(Source data)
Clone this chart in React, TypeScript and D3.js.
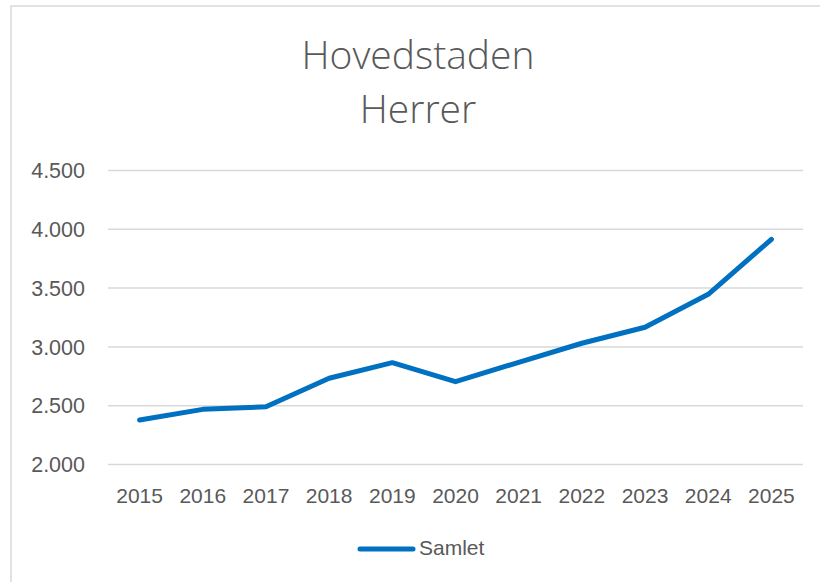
import React from "react";
import * as d3 from "d3";

const years = ["2015", "2016", "2017", "2018", "2019", "2020", "2021", "2022", "2023", "2024", "2025"];
const samlet = [2378, 2469, 2491, 2733, 2866, 2704, 2869, 3031, 3167, 3447, 3915];
const yTicks = [2000, 2500, 3000, 3500, 4000, 4500];
const titleLines = ["Hovedstaden", "Herrer"];
const seriesName = "Samlet";

const W = 820;
const H = 582;
const plot = { left: 108, right: 803, top: 170.5, bottom: 464.5 };

export default function App() {
  const x = d3.scaleBand<string>().domain(years).range([plot.left, plot.right]);
  const y = d3.scaleLinear().domain([2000, 4500]).range([plot.bottom, plot.top]);
  const line = d3
    .line<number>()
    .x((_, i) => (x(years[i]) as number) + x.bandwidth() / 2)
    .y((d) => y(d))
    .curve(d3.curveLinear);
  const fmt = (v: number) => d3.format(",")(v).replace(/,/g, ".");
  const axisFont = "'Liberation Sans', Arial, sans-serif";
  const textColor = "#595959";

  return (
    <div style={{ position: "absolute", left: 0, top: 0 }}>
      <svg width={W} height={H} style={{ display: "block", background: "#fff" }}>
        <rect x={11} y={6} width={W} height={H} fill="#fff" stroke="#d9d9d9" strokeWidth={1.5} />
        {titleLines.map((t, i) => (
          <text
            key={t}
            x={418}
            y={69 + i * 54}
            textAnchor="middle"
            fontFamily="'Open Sans', sans-serif"
            fontWeight={300}
            fontSize={39}
            fill={textColor}
          >
            {t}
          </text>
        ))}
        {yTicks.map((t) => (
          <g key={t}>
            <line x1={plot.left} x2={plot.right} y1={y(t)} y2={y(t)} stroke="#d9d9d9" strokeWidth={1.5} />
            <text
              x={85}
              y={y(t)}
              dy="0.36em"
              textAnchor="end"
              fontFamily={axisFont}
              fontSize={21.5}
              fill={textColor}
            >
              {fmt(t)}
            </text>
          </g>
        ))}
        {years.map((yr) => (
          <text
            key={yr}
            x={(x(yr) as number) + x.bandwidth() / 2}
            y={503}
            textAnchor="middle"
            fontFamily={axisFont}
            fontSize={21}
            fill={textColor}
          >
            {yr}
          </text>
        ))}
        <path
          d={line(samlet) || ""}
          fill="none"
          stroke="#0070C0"
          strokeWidth={5}
          strokeLinejoin="round"
          strokeLinecap="round"
        />
        <line x1={360} x2={413} y1={549} y2={549} stroke="#0070C0" strokeWidth={5} strokeLinecap="round" />
        <text x={419} y={555} fontFamily={axisFont} fontSize={21} fill={textColor}>
          {seriesName}
        </text>
      </svg>
    </div>
  );
}
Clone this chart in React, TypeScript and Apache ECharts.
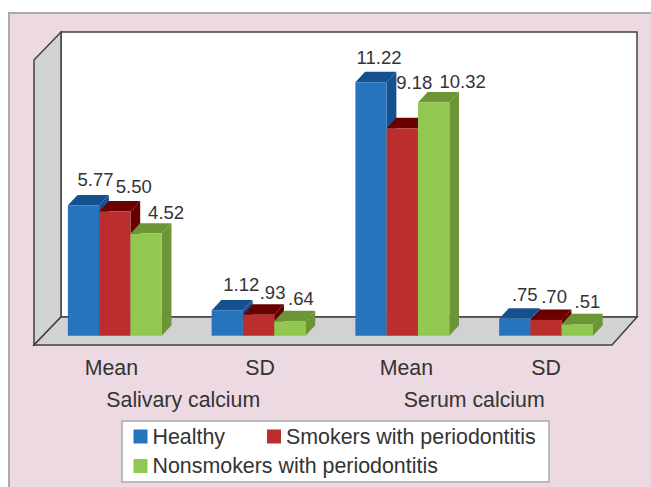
import React, { useEffect, useRef } from "react";
import * as echarts from "echarts";

const categories = ["Mean", "SD", "Mean", "SD"];
const groups = ["Salivary calcium", "Serum calcium"];
const seriesNames = ["Healthy", "Smokers with periodontitis", "Nonsmokers with periodontitis"];
const healthy = [5.77, 1.12, 11.22, 0.75];
const smokers = [5.5, 0.93, 9.18, 0.7];
const nonsmokers = [4.52, 0.64, 10.32, 0.51];
const allValues = [healthy, smokers, nonsmokers];

const frontColors = ["#2874BC", "#BA2F2D", "#92C852"];
const topColors = ["#15508F", "#6B0000", "#6C9536"];
const sideColors = ["#15508F", "#650000", "#6C9536"];

// label nudges from the bar's front-centre / back-top, per series and category
const labelDx = [
  [12, 14, 8, 10],
  [19, 14, 12, 8],
  [20, 11, 29, 10],
];
const labelDy = [
  [-15, -15, -14, -14],
  [-15, -12, -35, -13],
  [-11, -12, -11, -12],
];
// rich-text style key per axis label, which nudges it off the band centre
const categoryNudge = ["left", "right", "farRight", "none"];
const groupNudge = ["left", "none"];

const BAR_W = 31.3;
const DX = 9.7;
const DY = 10.4;
const FONT = '"Liberation Sans", Arial, sans-serif';
const TEXT = "#333333";
const AXIS_FONT = 21.3;

const fmt = (v: number) => (v >= 1 ? v.toFixed(2) : v.toFixed(2).slice(1));

const richBase = { fontSize: AXIS_FONT, fontFamily: FONT, color: TEXT };
const axisRich = {
  none: { ...richBase },
  left: { ...richBase, padding: [0, 7, 0, 0] },
  right: { ...richBase, padding: [0, 0, 0, 3] },
  farRight: { ...richBase, padding: [0, 0, 0, 8] },
};

function makeRender(si: number) {
  return (_params: any, api: any) => {
    const cat = api.value(0);
    const val = api.value(1);
    const top = api.coord([cat, val]);
    const base = api.coord([cat, 0]);
    const x0 = top[0] - 47 + si * BAR_W;
    const x1 = x0 + BAR_W;
    const yT = top[1];
    const yB = base[1];
    return {
      type: "group",
      children: [
        {
          type: "polygon",
          shape: { points: [[x1, yT], [x1 + DX, yT - DY], [x1 + DX, yB - DY], [x1, yB]] },
          style: { fill: sideColors[si] },
        },
        {
          type: "polygon",
          shape: { points: [[x0, yT], [x0 + DX, yT - DY], [x1 + DX, yT - DY], [x1, yT]] },
          style: { fill: topColors[si] },
        },
        {
          type: "rect",
          shape: { x: x0, y: yT, width: BAR_W, height: yB - yT },
          style: { fill: frontColors[si] },
        },
        {
          type: "text",
          z2: 50,
          style: {
            x: (x0 + x1) / 2 + labelDx[si][cat],
            y: yT - DY + labelDy[si][cat],
            text: fmt(val),
            fill: TEXT,
            font: `18.5px ${FONT}`,
            align: "center",
            verticalAlign: "middle",
          },
        },
      ],
    };
  };
}

export default function App() {
  const ref = useRef<HTMLDivElement>(null);
  useEffect(() => {
    const chart = echarts.init(ref.current!, undefined, { renderer: "svg" });
    const wall = "#D0D2D4";
    const edge = "#404040";
    chart.setOption({
      animation: false,
      backgroundColor: "#FFFFFF",
      grid: { left: 43, right: 33, top: 64.5, bottom: 151.3, containLabel: false },
      xAxis: [
        {
          type: "category",
          data: categories,
          position: "bottom",
          axisLine: { show: false },
          axisTick: { show: false },
          axisLabel: {
            interval: 0,
            margin: 22,
            fontSize: AXIS_FONT,
            fontFamily: FONT,
            color: TEXT,
            rich: axisRich,
            formatter: (v: string, i: number) => `{${categoryNudge[i]}|${v}}`,
          },
        },
        {
          type: "category",
          data: groups,
          position: "bottom",
          offset: 32,
          axisLine: { show: false },
          axisTick: { show: false },
          axisLabel: {
            interval: 0,
            margin: 22,
            fontSize: AXIS_FONT,
            fontFamily: FONT,
            color: TEXT,
            rich: axisRich,
            formatter: (v: string, i: number) => `{${groupNudge[i]}|${v}}`,
          },
        },
      ],
      yAxis: { type: "value", min: 0, max: 12, show: false },
      legend: [
        {
          data: seriesNames.slice(0, 2),
          left: 133.5,
          top: 426,
          padding: 0,
          itemGap: 42,
          itemWidth: 14,
          itemHeight: 14,
          icon: "rect",
          selectedMode: false,
          textStyle: { fontSize: 21.4, fontFamily: FONT, color: TEXT },
        },
        {
          data: seriesNames.slice(2),
          left: 133.5,
          top: 455.5,
          padding: 0,
          itemWidth: 14,
          itemHeight: 14,
          icon: "rect",
          selectedMode: false,
          textStyle: { fontSize: 21.4, fontFamily: FONT, color: TEXT },
        },
      ],
      graphic: [
        { type: "rect", z: 0, shape: { x: 9, y: 13, width: 670, height: 500 }, style: { fill: "#ECD9E2", stroke: "#ABABAB", lineWidth: 2 } },
        { type: "rect", z: 0, shape: { x: 61, y: 32, width: 576, height: 285 }, style: { fill: "#FFFFFF", stroke: edge, lineWidth: 1.5 } },
        { type: "polygon", z: 0, shape: { points: [[34, 60], [61, 32], [61, 317], [34, 345]] }, style: { fill: wall, stroke: edge, lineWidth: 1.5 } },
        { type: "polygon", z: 0, shape: { points: [[61, 317], [637, 317], [612, 345], [34, 345]] }, style: { fill: wall, stroke: edge, lineWidth: 1.5 } },
        { type: "rect", z: 0, shape: { x: 122, y: 421, width: 427, height: 61 }, style: { fill: "#FFFFFF", stroke: "#ABABAB", lineWidth: 1.5 } },
      ],
      series: seriesNames.map((name, si) => ({
        type: "custom",
        name,
        clip: false,
        itemStyle: { color: frontColors[si] },
        encode: { x: 0, y: 1 },
        data: allValues[si].map((v, i) => [i, v]),
        renderItem: makeRender(si),
      })),
    });
    return () => chart.dispose();
  }, []);
  return <div ref={ref} style={{ position: "absolute", left: 0, top: 0, width: 651, height: 487 }} />;
}
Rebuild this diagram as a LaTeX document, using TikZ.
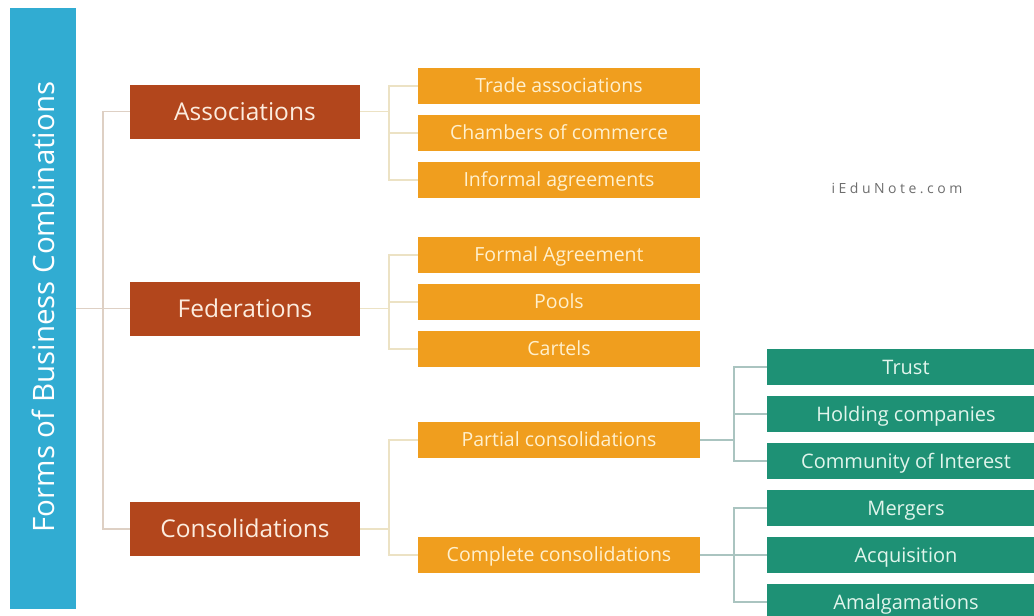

**Required work:** Filter the records above and return every line that holds the word "TypeScript".

**Output:**
Clone this chart in React, TypeScript and D3.js.
Clone this chart in React, TypeScript and Apache ECharts.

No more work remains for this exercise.